-- Instructions for the task --
Reproduce all of the data below without alteration; exclude every picture.

-- Begin Data shown --

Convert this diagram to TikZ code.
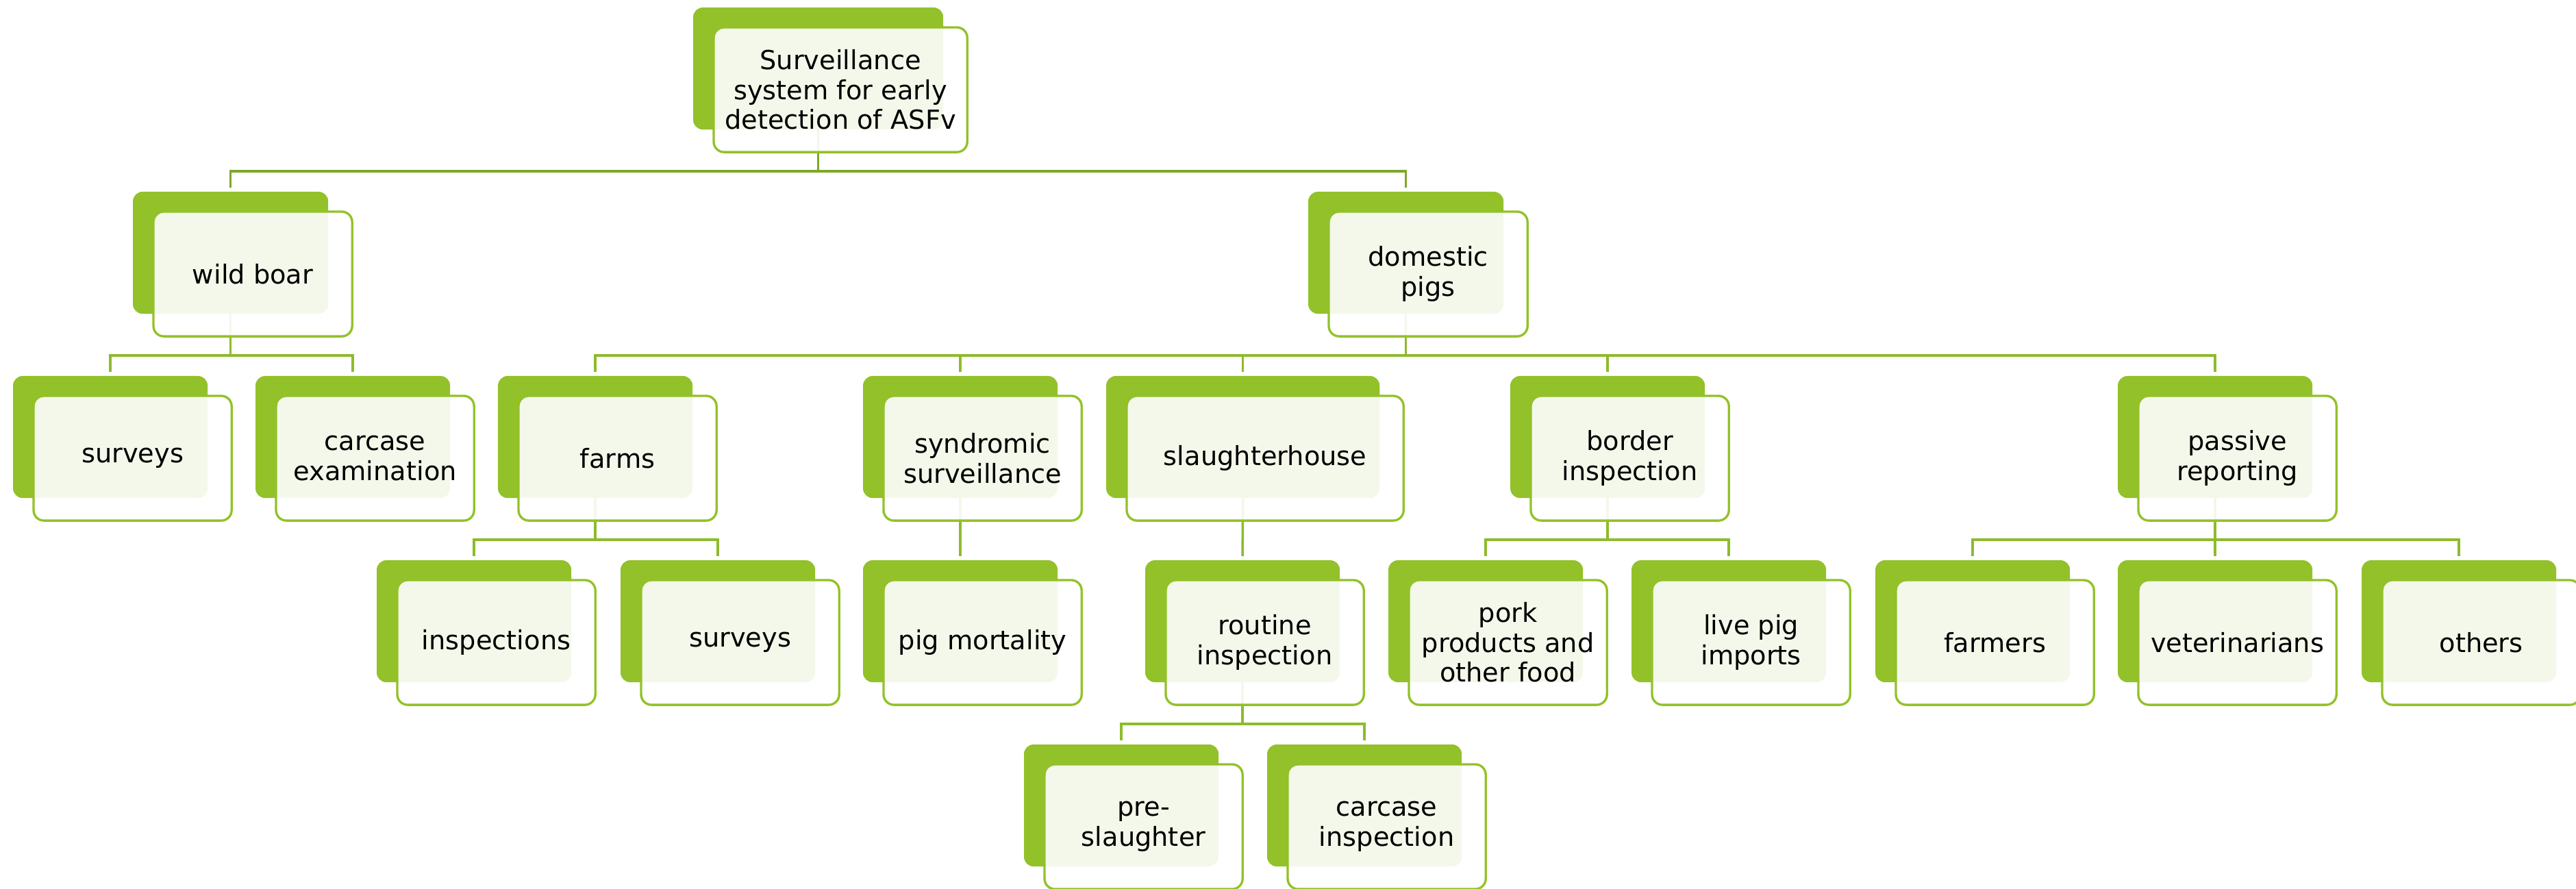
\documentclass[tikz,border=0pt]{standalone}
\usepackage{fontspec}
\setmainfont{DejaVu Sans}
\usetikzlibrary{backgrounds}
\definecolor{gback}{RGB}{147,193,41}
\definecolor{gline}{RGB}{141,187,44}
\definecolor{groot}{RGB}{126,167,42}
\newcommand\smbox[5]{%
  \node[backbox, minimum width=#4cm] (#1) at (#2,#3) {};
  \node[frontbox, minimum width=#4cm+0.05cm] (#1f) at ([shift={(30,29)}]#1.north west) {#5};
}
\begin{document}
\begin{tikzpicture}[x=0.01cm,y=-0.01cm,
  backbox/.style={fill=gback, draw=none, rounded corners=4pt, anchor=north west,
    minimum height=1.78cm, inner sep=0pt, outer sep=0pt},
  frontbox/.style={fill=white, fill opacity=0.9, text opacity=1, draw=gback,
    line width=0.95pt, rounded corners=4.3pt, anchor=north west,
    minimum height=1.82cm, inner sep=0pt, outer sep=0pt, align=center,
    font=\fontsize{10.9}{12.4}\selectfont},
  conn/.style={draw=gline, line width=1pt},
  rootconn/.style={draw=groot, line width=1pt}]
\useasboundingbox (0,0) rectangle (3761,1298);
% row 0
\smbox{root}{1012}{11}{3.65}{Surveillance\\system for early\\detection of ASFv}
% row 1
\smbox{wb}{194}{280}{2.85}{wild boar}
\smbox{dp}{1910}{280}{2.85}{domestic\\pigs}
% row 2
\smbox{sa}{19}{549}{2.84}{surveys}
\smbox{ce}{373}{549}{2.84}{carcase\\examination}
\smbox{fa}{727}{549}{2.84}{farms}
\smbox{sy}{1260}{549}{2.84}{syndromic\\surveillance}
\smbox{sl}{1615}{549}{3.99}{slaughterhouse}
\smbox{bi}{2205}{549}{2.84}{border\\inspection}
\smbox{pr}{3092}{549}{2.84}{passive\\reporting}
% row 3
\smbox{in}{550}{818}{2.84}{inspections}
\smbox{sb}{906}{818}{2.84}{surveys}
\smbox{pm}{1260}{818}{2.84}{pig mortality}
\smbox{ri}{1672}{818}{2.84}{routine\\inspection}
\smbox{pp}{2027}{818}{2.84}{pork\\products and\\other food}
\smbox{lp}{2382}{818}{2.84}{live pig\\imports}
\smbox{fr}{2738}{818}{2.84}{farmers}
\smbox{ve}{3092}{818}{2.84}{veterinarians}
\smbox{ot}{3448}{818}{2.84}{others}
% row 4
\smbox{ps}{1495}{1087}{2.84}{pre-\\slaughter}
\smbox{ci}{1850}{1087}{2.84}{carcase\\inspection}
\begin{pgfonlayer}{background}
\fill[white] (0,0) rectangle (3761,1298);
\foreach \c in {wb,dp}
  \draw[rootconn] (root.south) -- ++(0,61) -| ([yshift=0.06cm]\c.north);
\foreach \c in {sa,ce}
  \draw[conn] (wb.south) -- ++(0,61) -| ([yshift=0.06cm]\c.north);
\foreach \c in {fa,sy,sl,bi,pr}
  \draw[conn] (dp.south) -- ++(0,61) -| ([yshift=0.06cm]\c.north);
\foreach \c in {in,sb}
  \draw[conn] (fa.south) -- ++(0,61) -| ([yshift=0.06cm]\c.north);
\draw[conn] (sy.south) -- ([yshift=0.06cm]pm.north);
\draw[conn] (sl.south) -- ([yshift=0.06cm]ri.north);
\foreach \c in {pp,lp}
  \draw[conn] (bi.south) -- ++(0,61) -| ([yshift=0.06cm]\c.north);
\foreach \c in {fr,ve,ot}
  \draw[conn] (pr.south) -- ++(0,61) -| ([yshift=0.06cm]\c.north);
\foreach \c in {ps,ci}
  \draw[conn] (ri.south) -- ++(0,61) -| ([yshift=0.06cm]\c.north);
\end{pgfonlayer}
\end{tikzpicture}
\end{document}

-- End Data shown --

-- Answer below --
Convert this diagram to TikZ code.
\documentclass[tikz,border=0pt]{standalone}
\usepackage{fontspec}
\setmainfont{DejaVu Sans}
\usetikzlibrary{backgrounds}
\definecolor{gback}{RGB}{147,193,41}
\definecolor{gline}{RGB}{141,187,44}
\definecolor{groot}{RGB}{126,167,42}
\newcommand\smbox[5]{%
  \node[backbox, minimum width=#4cm] (#1) at (#2,#3) {};
  \node[frontbox, minimum width=#4cm+0.05cm] (#1f) at ([shift={(30,29)}]#1.north west) {#5};
}
\begin{document}
\begin{tikzpicture}[x=0.01cm,y=-0.01cm,
  backbox/.style={fill=gback, draw=none, rounded corners=4pt, anchor=north west,
    minimum height=1.78cm, inner sep=0pt, outer sep=0pt},
  frontbox/.style={fill=white, fill opacity=0.9, text opacity=1, draw=gback,
    line width=0.95pt, rounded corners=4.3pt, anchor=north west,
    minimum height=1.82cm, inner sep=0pt, outer sep=0pt, align=center,
    font=\fontsize{10.9}{12.4}\selectfont},
  conn/.style={draw=gline, line width=1pt},
  rootconn/.style={draw=groot, line width=1pt}]
\useasboundingbox (0,0) rectangle (3761,1298);
% row 0
\smbox{root}{1012}{11}{3.65}{Surveillance\\system for early\\detection of ASFv}
% row 1
\smbox{wb}{194}{280}{2.85}{wild boar}
\smbox{dp}{1910}{280}{2.85}{domestic\\pigs}
% row 2
\smbox{sa}{19}{549}{2.84}{surveys}
\smbox{ce}{373}{549}{2.84}{carcase\\examination}
\smbox{fa}{727}{549}{2.84}{farms}
\smbox{sy}{1260}{549}{2.84}{syndromic\\surveillance}
\smbox{sl}{1615}{549}{3.99}{slaughterhouse}
\smbox{bi}{2205}{549}{2.84}{border\\inspection}
\smbox{pr}{3092}{549}{2.84}{passive\\reporting}
% row 3
\smbox{in}{550}{818}{2.84}{inspections}
\smbox{sb}{906}{818}{2.84}{surveys}
\smbox{pm}{1260}{818}{2.84}{pig mortality}
\smbox{ri}{1672}{818}{2.84}{routine\\inspection}
\smbox{pp}{2027}{818}{2.84}{pork\\products and\\other food}
\smbox{lp}{2382}{818}{2.84}{live pig\\imports}
\smbox{fr}{2738}{818}{2.84}{farmers}
\smbox{ve}{3092}{818}{2.84}{veterinarians}
\smbox{ot}{3448}{818}{2.84}{others}
% row 4
\smbox{ps}{1495}{1087}{2.84}{pre-\\slaughter}
\smbox{ci}{1850}{1087}{2.84}{carcase\\inspection}
\begin{pgfonlayer}{background}
\fill[white] (0,0) rectangle (3761,1298);
\foreach \c in {wb,dp}
  \draw[rootconn] (root.south) -- ++(0,61) -| ([yshift=0.06cm]\c.north);
\foreach \c in {sa,ce}
  \draw[conn] (wb.south) -- ++(0,61) -| ([yshift=0.06cm]\c.north);
\foreach \c in {fa,sy,sl,bi,pr}
  \draw[conn] (dp.south) -- ++(0,61) -| ([yshift=0.06cm]\c.north);
\foreach \c in {in,sb}
  \draw[conn] (fa.south) -- ++(0,61) -| ([yshift=0.06cm]\c.north);
\draw[conn] (sy.south) -- ([yshift=0.06cm]pm.north);
\draw[conn] (sl.south) -- ([yshift=0.06cm]ri.north);
\foreach \c in {pp,lp}
  \draw[conn] (bi.south) -- ++(0,61) -| ([yshift=0.06cm]\c.north);
\foreach \c in {fr,ve,ot}
  \draw[conn] (pr.south) -- ++(0,61) -| ([yshift=0.06cm]\c.north);
\foreach \c in {ps,ci}
  \draw[conn] (ri.south) -- ++(0,61) -| ([yshift=0.06cm]\c.north);
\end{pgfonlayer}
\end{tikzpicture}
\end{document}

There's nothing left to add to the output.